AI may not steal many jobs after all, just make workers more efficient

AI may not steal many jobs after all, just make workers more efficient

WASHINGTON
AI may not steal many jobs after all, just make workers more efficient

Imagine a customer-service center that speaks your language, no matter what it is.

Alorica, a company in Irvine, California, that runs customer-service centers around the world, has introduced an artificial intelligence translation tool that lets its representatives talk with customers who speak 200 different languages and 75 dialects.

Such is the power of AI. And, potentially, the threat: Perhaps companies won’t need as many employees — and will slash some jobs — if chatbots can handle the workload instead.

But the thing is, Alorica isn’t cutting jobs.
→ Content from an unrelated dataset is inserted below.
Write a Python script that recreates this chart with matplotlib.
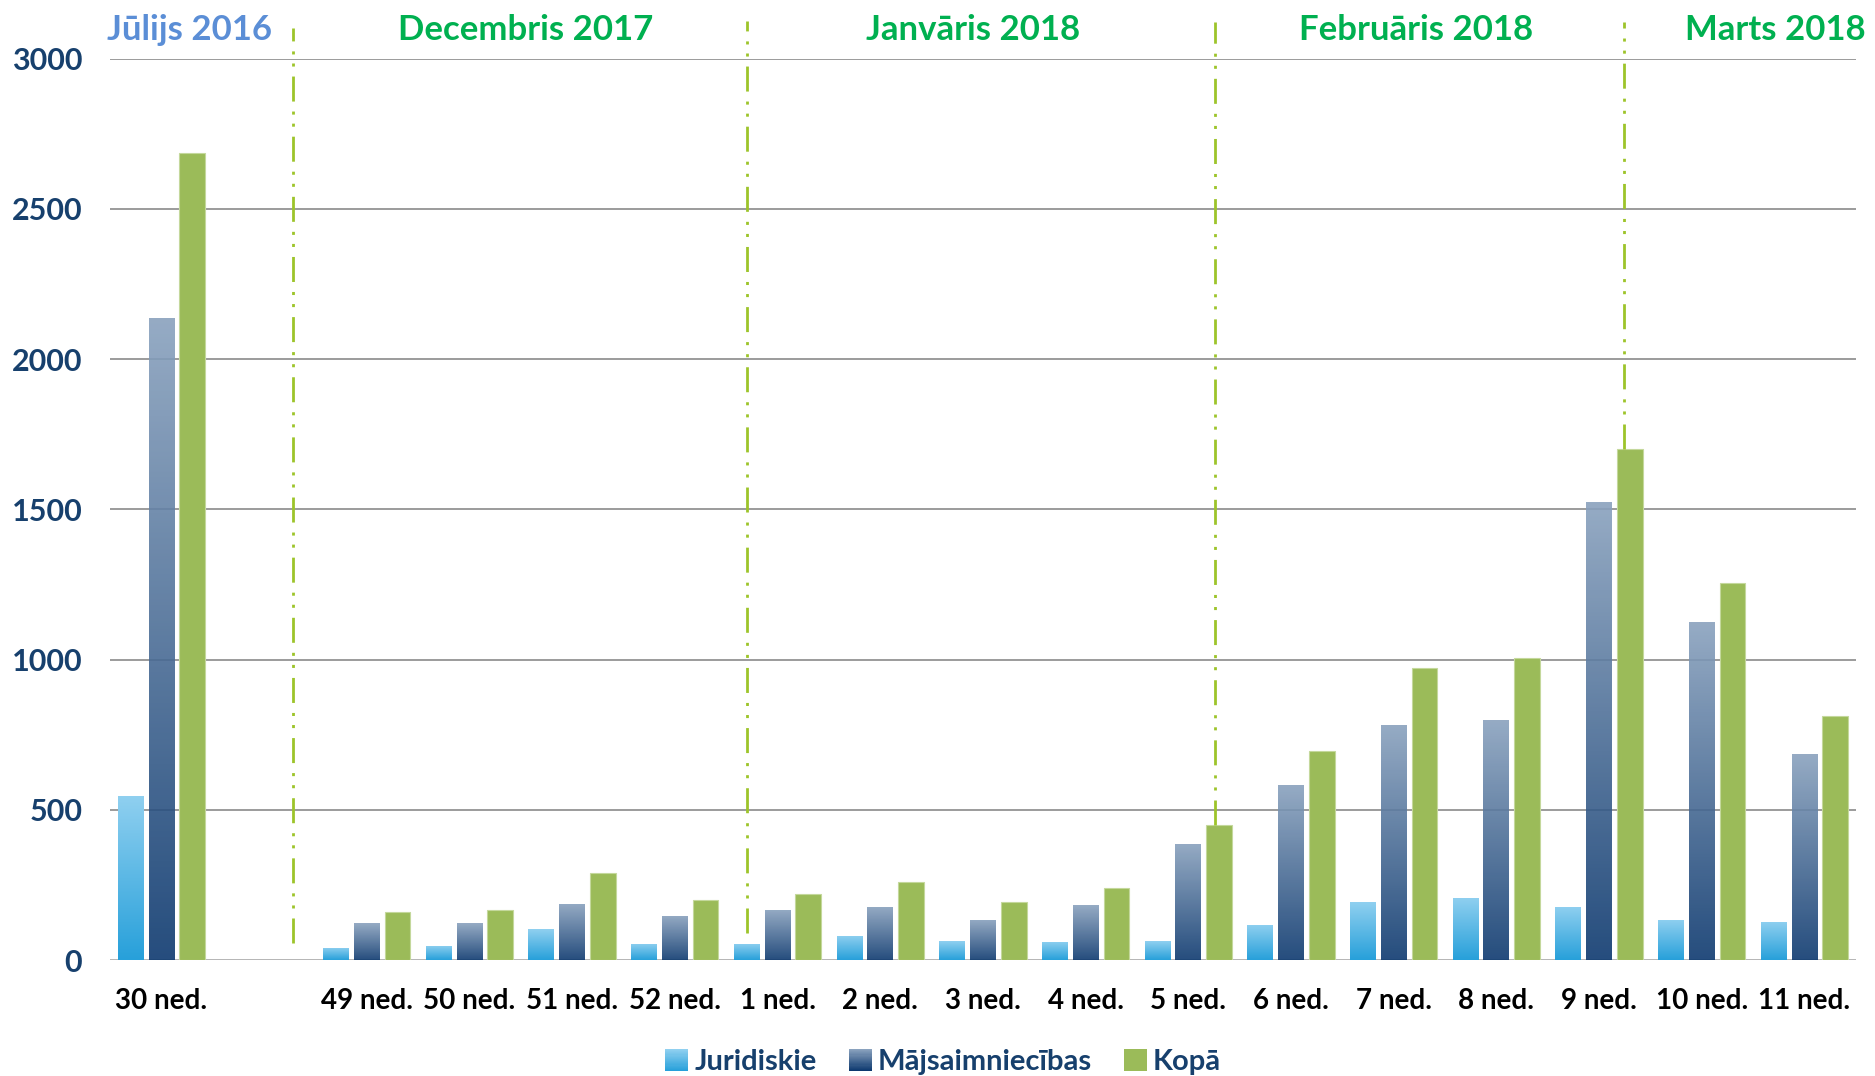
import numpy as np
import matplotlib
matplotlib.use("Agg")
import matplotlib.pyplot as plt
from matplotlib.colors import LinearSegmentedColormap
from matplotlib.patches import Patch, Rectangle
from matplotlib.legend_handler import HandlerBase

# ---------------- data ----------------
categories = ['30 ned.', '49 ned.', '50 ned.', '51 ned.', '52 ned.', '1 ned.', '2 ned.',
              '3 ned.', '4 ned.', '5 ned.', '6 ned.', '7 ned.', '8 ned.', '9 ned.',
              '10 ned.', '11 ned.']
juridiskie = [547, 40, 47, 103, 54, 54, 80, 63, 60, 63, 118, 193, 207, 177, 134, 127]
majsaimniecibas = [2138, 123, 123, 187, 147, 167, 178, 134, 183, 387, 582, 782, 798, 1524, 1124, 684]
kopa = [2684, 159, 168, 290, 199, 219, 258, 194, 240, 449, 697, 971, 1004, 1702, 1255, 812]
series_names = ['Juridiskie', 'Mājsaimniecības', 'Kopā']

month_labels = ['Jūlijs 2016', 'Decembris 2017', 'Janvāris 2018', 'Februāris 2018', 'Marts 2018']
month_label_x = [0.27, 3.55, 7.90, 12.22, 15.72]
divider_x = [1.28, 5.70, 10.26, 14.24]
divider_bottom = [55, 89, 449, 1702]
divider_top = [3100, 3125, 3120, 3120]
yticks = [0, 500, 1000, 1500, 2000, 2500, 3000]

# ---------------- style ----------------
FONT = ['Liberation Sans Narrow', 'Lato', 'DejaVu Sans']
plt.rcParams['font.family'] = FONT
plt.rcParams['lines.scale_dashes'] = False

J_COLS = ('#27A0DA', '#90D0F0')
M_COLS = ('#0D396F', '#8AA2BE')
K_COL = '#9BBB59'

fig = plt.figure(figsize=(18.75, 10.76), dpi=100)
ax = fig.add_axes([0.0587, 0.1078, 0.931, 0.8378])

n = len(categories)
x = np.arange(n) + (np.arange(n) >= 1)  # gap slot after first category
bw = 0.25
off = 0.30

for v in yticks:
    if v == 0:
        ax.axhline(v, color='#A0A0A0', lw=1.8, zorder=1)
    else:
        ax.axhline(v, color='#8A8A8A', lw=1.2, zorder=1)

b_j = ax.bar(x - off, juridiskie, bw, zorder=2, linewidth=0)
b_m = ax.bar(x, majsaimniecibas, bw, zorder=2, linewidth=0)
b_k = ax.bar(x + off, kopa, bw, zorder=2, color=K_COL, edgecolor='#C4D89C', linewidth=0.8)

grad = np.linspace(0, 1, 256).reshape(-1, 1)


def gradient_bars(bars, bottom_color, top_color, alpha=1.0):
    cmap = LinearSegmentedColormap.from_list('g', [bottom_color, top_color])
    for b in bars:
        x0, y0, w, h = b.get_x(), b.get_y(), b.get_width(), b.get_height()
        b.set_facecolor('none')
        im = ax.imshow(grad, extent=[x0, x0 + w, y0, y0 + h], origin='lower',
                       cmap=cmap, aspect='auto', alpha=alpha, zorder=2,
                       interpolation='bilinear')
        im.set_clip_path(b)


gradient_bars(b_j, *J_COLS)
gradient_bars(b_m, *M_COLS, alpha=0.9)

ax.set_xlim(-0.5, n + 0.5)
ax.set_ylim(0, 3000)

# dividers
for dx, y0, y1 in zip(divider_x, divider_bottom, divider_top):
    ax.plot([dx, dx], [y0, y1], color='#9DC42A', lw=2.0, clip_on=False, zorder=4,
            dashes=(18, 7.2, 2.2, 6.5, 2.2, 7.2), solid_capstyle='butt', dash_capstyle='butt')

# month labels
for i, (lab, mx) in enumerate(zip(month_labels, month_label_x)):
    ax.text(mx, 1.032, lab, transform=ax.get_xaxis_transform(), ha='center', va='center',
            fontsize=25, fontweight='bold', color='#5B8ED6' if i == 0 else '#00B050',
            clip_on=False)

for s in ax.spines.values():
    s.set_visible(False)

ax.set_yticks(yticks)
ax.set_yticklabels([str(v) for v in yticks])
ax.set_xticks(x)
ax.set_xticklabels(categories)
ax.tick_params(axis='y', length=0, pad=20, labelsize=22, labelcolor='#17406D')
ax.tick_params(axis='x', length=0, pad=20, labelsize=20, labelcolor='black')
for t in ax.get_yticklabels() + ax.get_xticklabels():
    t.set_fontweight('bold')


class GradientHandler(HandlerBase):
    def __init__(self, bottom, top, steps=20):
        super().__init__()
        self.cmap = LinearSegmentedColormap.from_list('lg', [bottom, top])
        self.steps = steps

    def create_artists(self, legend, orig_handle, xdescent, ydescent, width, height,
                       fontsize, trans):
        arts = []
        hstep = height / self.steps
        for i in range(self.steps):
            r = Rectangle((-xdescent, -ydescent + i * hstep), width, hstep * 1.05,
                          facecolor=self.cmap(i / (self.steps - 1)), edgecolor='none',
                          transform=trans)
            arts.append(r)
        return arts


hj = Patch(facecolor=J_COLS[0])
hm = Patch(facecolor=M_COLS[0])
hk = Patch(facecolor=K_COL, edgecolor='none')
leg = fig.legend([hj, hm, hk], series_names, loc='center', bbox_to_anchor=(0.503, 0.013),
                 ncol=3, frameon=False, handlelength=0.8, handleheight=0.8,
                 handletextpad=0.2, columnspacing=1.1,
                 handler_map={hj: GradientHandler(*J_COLS), hm: GradientHandler(*M_COLS)},
                 prop={'size': 21, 'weight': 'bold'})
for t in leg.get_texts():
    t.set_color('#17406D')

fig.savefig('out.png', dpi=100)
It’s still hiring aggressively.

The experience at Alorica suggests that AI may not prove to be the job killer that many people fear.
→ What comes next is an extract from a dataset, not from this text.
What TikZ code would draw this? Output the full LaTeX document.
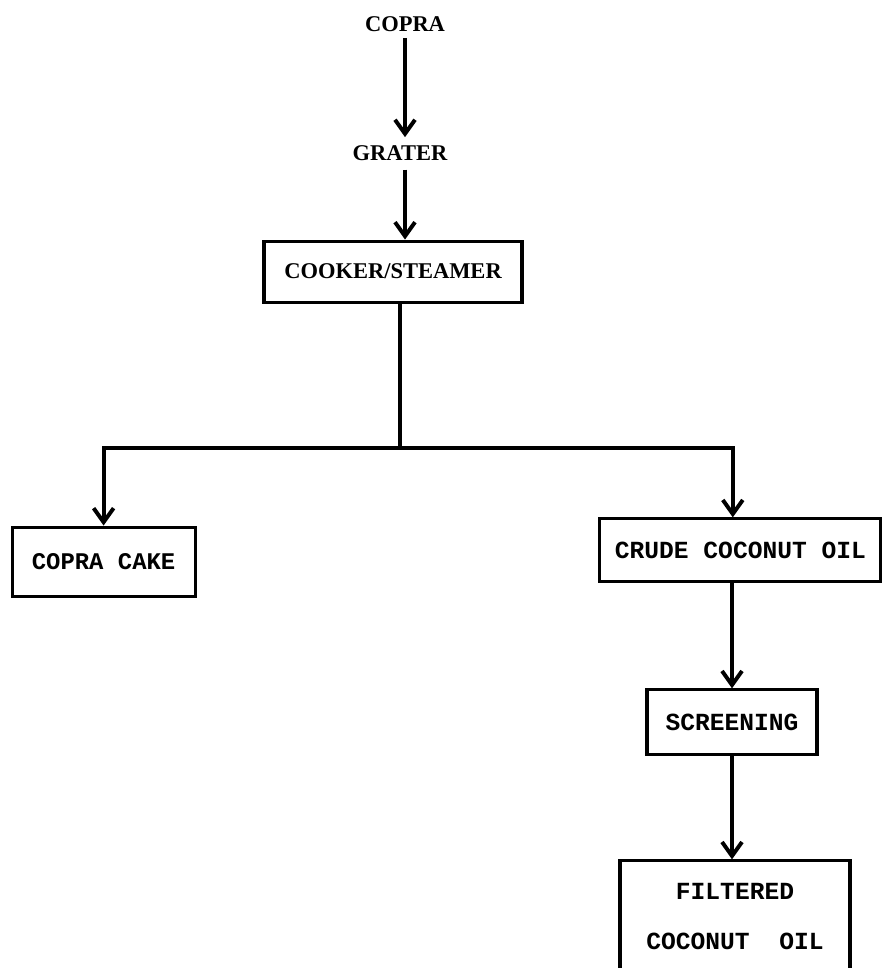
\documentclass[tikz,border=0pt]{standalone}
\usepackage{fontspec}
\setmainfont{Liberation Serif}
\newfontfamily\typefont{Liberation Mono}
\usetikzlibrary{calc}
\usetikzlibrary{positioning}
\usetikzlibrary{arrows.meta}

\tikzset{
  stage/.style={inner sep=0pt, font=\bfseries\fontsize{16}{18}\selectfont},
  unitbox/.style={draw, line width=2.2pt, inner sep=0pt, align=center},
  flow/.style={line width=2.8pt, -{Straight Barb[length=3.5mm,width=5mm,line width=2.8pt]}},
  pipe/.style={line width=2.8pt},
}

\begin{document}
\begin{tikzpicture}
      \useasboundingbox (0,0) rectangle (22.1,-24.2);
      \clip (0,0) rectangle (22.1,-24.2);
      % feed and grating
      \node[stage] (copra) at (10.125,-0.6) {COPRA};
      \node[stage] (grater) at (10.0,-3.825) {GRATER};
      \node[unitbox,stage,minimum width=6.45cm,minimum height=1.525cm] (cooker) at (9.825,-6.79) {COOKER/STEAMER};
      \draw[flow,shorten <=0.15cm,shorten >=0.2cm] (copra.south) -- (copra.south |- grater.north);
      \draw[flow,shorten <=0.22cm] (copra.south |- grater.south) -- (copra.south |- cooker.north);
      % split after cooking
      \coordinate (split) at (10.0,-11.2);
      \node[unitbox,minimum width=4.575cm,minimum height=1.725cm,font=\typefont\bfseries\fontsize{17}{20}\selectfont] (cake) at (2.59,-14.04) {COPRA CAKE};
      \node[unitbox,minimum width=7.025cm,minimum height=1.575cm,font=\typefont\bfseries\fontsize{17.5}{20}\selectfont] (crude) at (18.51,-13.76) {CRUDE COCONUT OIL};
      \draw[pipe] (cooker.south -| split) -- (split);
      \draw[flow] (split) -| (cake.north);
      \draw[flow] (split) -| ($(crude.north)+(-0.19,0)$);
      % cleaning of the oil
      \node[unitbox,minimum width=4.25cm,minimum height=1.625cm,font=\typefont\bfseries\fontsize{17.5}{20}\selectfont] (screening) at (18.3,-18.06) {SCREENING};
      \node[unitbox,minimum width=5.75cm,minimum height=2.775cm,font=\typefont\bfseries\fontsize{17.5}{20}\selectfont] (filtered) at (18.375,-22.91) {FILTERED\\[0.55cm]COCONUT\ \ OIL};
      \draw[flow] (screening.north |- crude.south) -- (screening.north);
      \draw[flow] (screening.south) -- (screening.south |- filtered.north);
\end{tikzpicture}
\end{document}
Instead, the technology might turn out to be more like breakthroughs of the past — the steam engine, electricity, the internet: That is, eliminate some jobs while creating others.
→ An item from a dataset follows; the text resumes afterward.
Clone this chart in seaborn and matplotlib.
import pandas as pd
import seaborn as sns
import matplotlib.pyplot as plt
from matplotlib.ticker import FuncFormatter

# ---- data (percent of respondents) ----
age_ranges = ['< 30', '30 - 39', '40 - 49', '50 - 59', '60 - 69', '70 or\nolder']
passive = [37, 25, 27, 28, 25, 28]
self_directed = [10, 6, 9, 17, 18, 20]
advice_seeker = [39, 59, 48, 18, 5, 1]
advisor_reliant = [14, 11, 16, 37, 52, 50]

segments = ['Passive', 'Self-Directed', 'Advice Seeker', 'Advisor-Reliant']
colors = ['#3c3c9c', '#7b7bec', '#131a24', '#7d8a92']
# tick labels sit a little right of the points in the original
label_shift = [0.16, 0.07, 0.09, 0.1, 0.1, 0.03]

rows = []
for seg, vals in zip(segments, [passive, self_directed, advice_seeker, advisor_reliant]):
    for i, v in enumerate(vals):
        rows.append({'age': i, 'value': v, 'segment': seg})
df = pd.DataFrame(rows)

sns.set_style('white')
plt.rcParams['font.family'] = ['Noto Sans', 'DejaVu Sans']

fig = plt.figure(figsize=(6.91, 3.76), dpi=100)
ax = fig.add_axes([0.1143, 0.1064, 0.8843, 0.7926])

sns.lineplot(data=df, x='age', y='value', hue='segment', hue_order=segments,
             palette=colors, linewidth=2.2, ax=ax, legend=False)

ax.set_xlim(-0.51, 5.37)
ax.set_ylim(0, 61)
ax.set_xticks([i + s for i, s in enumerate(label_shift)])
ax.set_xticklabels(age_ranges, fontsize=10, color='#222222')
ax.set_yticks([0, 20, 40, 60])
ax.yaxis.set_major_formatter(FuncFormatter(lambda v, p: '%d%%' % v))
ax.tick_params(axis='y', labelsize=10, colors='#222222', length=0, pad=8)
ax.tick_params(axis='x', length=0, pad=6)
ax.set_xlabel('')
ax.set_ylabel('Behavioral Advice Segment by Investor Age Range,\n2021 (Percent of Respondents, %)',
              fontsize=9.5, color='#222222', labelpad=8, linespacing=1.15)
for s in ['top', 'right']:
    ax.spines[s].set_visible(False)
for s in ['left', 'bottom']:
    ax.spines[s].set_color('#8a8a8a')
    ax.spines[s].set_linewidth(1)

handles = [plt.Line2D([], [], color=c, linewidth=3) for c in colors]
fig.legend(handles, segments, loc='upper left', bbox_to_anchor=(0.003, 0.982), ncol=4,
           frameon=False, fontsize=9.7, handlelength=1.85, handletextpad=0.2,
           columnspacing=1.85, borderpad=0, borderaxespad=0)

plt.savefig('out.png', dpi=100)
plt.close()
At its core, artificial intelligence empowers machines to perform tasks previously thought to require human intelligence.

AI burst into public consciousness in 2022, when OpenAI introduced ChatGPT .

The arrival of generative AI has raised worries that chatbots will replace freelance writers, editors, coders, telemarketers, customer-service reps, paralegals and many more.

Yet the widespread assumption that AI chatbots will inevitably replace service workers, the way physical robots took many factory and warehouse jobs, isn’t becoming reality in any widespread way. 

The White House Council of Economic Advisers said last month that it found “little evidence that AI will negatively impact overall employment.’’

They cited a study this year led by David Autor, a leading MIT economist: It concluded that 60 percent of the jobs Americans held in 2018 didn’t even exist in 1940, having been created by technologies that emerged only later.

The outplacement firm Challenger, Gray & Christmas, which tracks job cuts, said it has yet to see much evidence of layoffs that can be attributed to labor-saving AI.

At the same time, the fear that AI poses a serious threat to some categories of jobs isn't unfounded.

Researchers at Harvard Business School, the German Institute for Economic Research and London’s Imperial College Business School found in a study last year that job postings for writers, coders and artists tumbled within eight months of the arrival of ChatGPT.

But being exposed to AI doesn’t necessarily mean losing your job to it. AI can also do the drudge work, freeing up people to do more creative tasks.

IKEA, for example, introduced a customer-service chatbot in 2021 to handle simple inquiries. Instead of cutting jobs, IKEA retrained 8,500 customer-service workers to handle such tasks as advising customers on interior design and fielding complicated customer calls.